A San Francisco environmental sensor company is partnering with Google to turn the tech giant's roving Street View fleet into mobile pollution detectors -- a move critics fear ultimately will be used to justify more regulations.
Google announced it was teaming up with Aclima to install the air quality sensors in 50 Street View vehicles. The detectors can provide breakdowns of how much carbon dioxide, carbon monoxide, nitric oxide, nitrogen dioxide, ozone and particulate matter are in the environment.
The data from this fall's initial roll-out in the U.S. and Europe is set to be made available as part of the public dataset on Google BigQuery and "will be available upon request to advance air quality science and research," according to a news release.
"These measurements can provide cities with new neighborhood-level insights to help cities accelerate efforts in their transition to smarter, healthier cities," Google Earth Outreach Program Manager Karin Tuxen-Bettman said in the statement.
Those "insights" have some warning the technology will "come back with a bite" against average Americans.
"It won’t be long before do-goody governments take the data from these Street View vehicles and use it to justify more crackdowns on, say, carbon dioxide, or on whatever other gaseous emissions they deem worthy of cutting," Washington Times' opinion editor Cheryl K. Chumley wrote.
Earlier this year, sensor-equipped Google Street View cars hit London's roadways with the goal of gathering hyperlocal pollution data in order to help craft policy, TechCrunch reported at the time. London mayor and noted Trump-critic Sadiq Khan billed the air quality monitoring network, which also used fixed sensors on buildings, as “the most sophisticated in the world."

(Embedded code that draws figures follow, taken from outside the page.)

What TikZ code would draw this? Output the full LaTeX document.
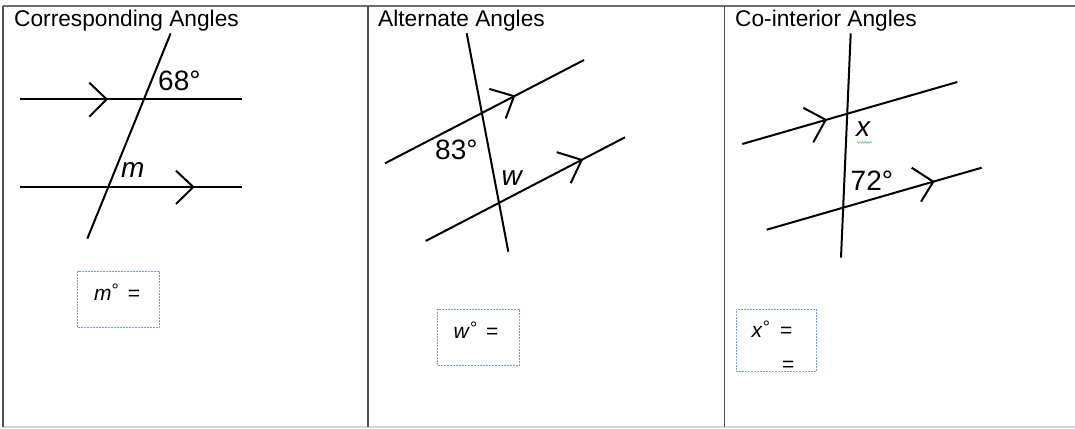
\documentclass[tikz,border=0pt]{standalone}
\usepackage{fontspec}
\setmainfont{Liberation Sans}
\usetikzlibrary{decorations.pathmorphing}
\usepackage{xcolor}
\definecolor{gridgray}{HTML}{6E6E6E}
\definecolor{griddark}{HTML}{505050}
\definecolor{gridlight}{HTML}{D6D6D6}
\definecolor{boxblue}{HTML}{4F86D0}
\definecolor{spellgreen}{HTML}{6CC26C}
\newcommand{\supdeg}{\raisebox{4pt}{\fontsize{18}{18}\selectfont °}}

\begin{document}
\begin{tikzpicture}[
  x=1pt, y=-1pt,
  geoline/.style={line width=2pt},
  chevron/.style={line width=2pt, line join=miter},
  paneltitle/.style={
    font=\fontsize{22.7}{26}\selectfont,
    anchor=base west,
    inner sep=0pt
  },
  anglelabel/.style={
    font=\fontsize{28}{32}\selectfont,
    anchor=base west,
    inner sep=0pt
  },
  answerbox/.style={
    draw=boxblue!80,
    line width=1pt,
    dash pattern=on 2pt off 1pt,
    anchor=north west,
    inner sep=0pt
  },
  answertext/.style={
    font=\fontsize{21}{24}\selectfont,
    anchor=base west,
    inner sep=0pt
  }
]
  \useasboundingbox (0,0) rectangle (1075,428);

  % --- TABLE FRAME ---
  \draw[draw=gridgray, line width=1.4pt] (3,6) -- (1075,6);
  \draw[draw=gridlight, line width=1.4pt] (3,427) -- (1075,427);
  \draw[draw=griddark, line width=1.4pt] (3,6) -- (3,427);
  \draw[draw=griddark, line width=1.4pt] (368,6) -- (368,427);
  \draw[draw=griddark, line width=1.4pt] (724.5,6) -- (724.5,427);

  % --- PANEL 1: Corresponding Angles ---
  \node[paneltitle] (corrtitle) at (14,27) {Corresponding Angles};
  \coordinate (corrA1) at (20,99.3);
  \coordinate (corrA2) at (242,99.3);
  \coordinate (corrB1) at (20,187);
  \coordinate (corrB2) at (242,187);
  \coordinate (corrT1) at (170.7,33.3);
  \coordinate (corrT2) at (87.3,238.7);
  \draw[geoline] (corrA1) -- (corrA2);
  \draw[geoline] (corrB1) -- (corrB2);
  \draw[geoline] (corrT1) -- (corrT2);
  \coordinate (corrChevA) at (106.7,99.3);
  \coordinate (corrChevB) at (193.3,187);
  \draw[chevron] (corrChevA) ++(-17.4,-16.6) -- (corrChevA) -- ++(-17.4,17.4);
  \draw[chevron] (corrChevB) ++(-17.3,-16.3) -- (corrChevB) -- ++(-17.3,17);
  \node[anglelabel] (corrgiven) at (158,90.7) {68°};
  \node[anglelabel] (corrunknown) at (121,177) {\textit{m}};
  \node[answerbox, minimum width=81.4pt, minimum height=56.6pt] (corrbox) at (77.3,270.7) {};
  \node[answertext] (corrans) at (94,300) {\textit{m}\supdeg\hspace{9pt}=};

  % --- PANEL 2: Alternate Angles ---
  \node[paneltitle] (alttitle) at (378,27) {Alternate Angles};
  \coordinate (altA1) at (385,163.3);
  \coordinate (altA2) at (584,60);
  \coordinate (altB1) at (425.7,241);
  \coordinate (altB2) at (625,137.3);
  \coordinate (altT1) at (466.7,33.3);
  \coordinate (altT2) at (508.3,251.7);
  \draw[geoline] (altA1) -- (altA2);
  \draw[geoline] (altB1) -- (altB2);
  \draw[geoline] (altT1) -- (altT2);
  \coordinate (altChevA) at (514,96.2);
  \coordinate (altChevB) at (581.7,159.9);
  \draw[chevron] (altChevA) ++(-24.7,-7.3) -- (altChevA) -- ++(-8.3,22.3);
  \draw[chevron] (altChevB) ++(-25,-7.7) -- (altChevB) -- ++(-11,23.3);
  \node[anglelabel] (altgiven) at (435,159.3) {83°};
  \node[anglelabel] (altunknown) at (501.5,185) {\textit{w}};
  \node[answerbox, minimum width=81.4pt, minimum height=56.6pt] (altbox) at (437.3,308.7) {};
  \node[answertext] (altans) at (453.5,338.3) {\textit{w}\supdeg\hspace{9pt}=};

  % --- PANEL 3: Co-interior Angles ---
  \node[paneltitle] (cointitle) at (735,27) {Co-interior Angles};
  \coordinate (coinA1) at (742.3,144);
  \coordinate (coinA2) at (957.3,82);
  \coordinate (coinB1) at (766.7,229.7);
  \coordinate (coinB2) at (981.7,167.7);
  \coordinate (coinT1) at (850.7,33.3);
  \coordinate (coinT2) at (841,257.7);
  \draw[geoline] (coinA1) -- (coinA2);
  \draw[geoline] (coinB1) -- (coinB2);
  \draw[geoline] (coinT1) -- (coinT2);
  \coordinate (coinChevA) at (825.7,119.8);
  \coordinate (coinChevB) at (933.3,181.7);
  \draw[chevron] (coinChevA) ++(-22.4,-12) -- (coinChevA) -- ++(-12.4,22.5);
  \draw[chevron] (coinChevB) ++(-21.6,-14) -- (coinChevB) -- ++(-12.3,20);
  \node[anglelabel] (coinunknown) at (856,136.7) {\textit{x}};
  \draw[spellgreen, line width=0.6pt, decorate,
        decoration={snake, amplitude=0.8pt, segment length=2.6pt}]
    (856.5,142.5) -- (872,142.5);
  \node[anglelabel] (coingiven) at (850.5,190) {72°};
  \node[answerbox, minimum width=80.3pt, minimum height=62.3pt] (coinbox) at (735.7,308.7) {};
  \node[answertext] (coinans) at (751.5,337.3) {\textit{x}\supdeg\hspace{10pt}=};
  \node[answertext] (coinans2) at (782,371.3) {=};

\end{tikzpicture}
\end{document}
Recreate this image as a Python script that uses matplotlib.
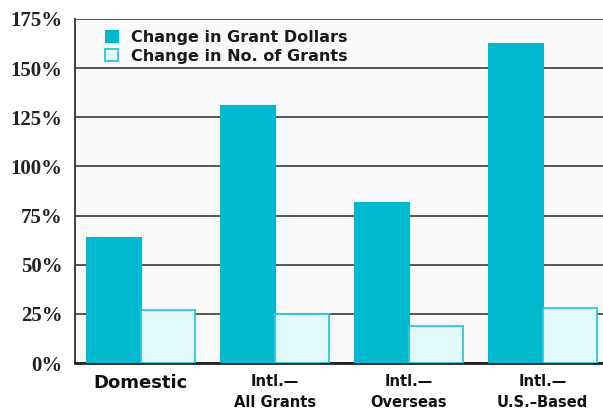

Since 2015, Google has been using the Aclima-equipped Google Street View cars, which have driven more than 100,000 miles in California to collect data in Los Angeles, the San Francisco Bay Area and the Central Valley.
Data from the vehicles was used to produce a peer reviewed, scientific study on air pollution levels in Oakland. That report found pollution levels can vary from five to eight times along a single city street. Officials are now looking to take the technology worldwide.
“As air pollution and climate emissions pose an urgent challenge to human and planetary health, partnering with Google to scale Aclima’s environmental intelligence platform in Street View cars will activate awareness about local air quality in communities around the world where this information doesn’t currently exist,” Aclima CEO Davida Herzl said in a statement.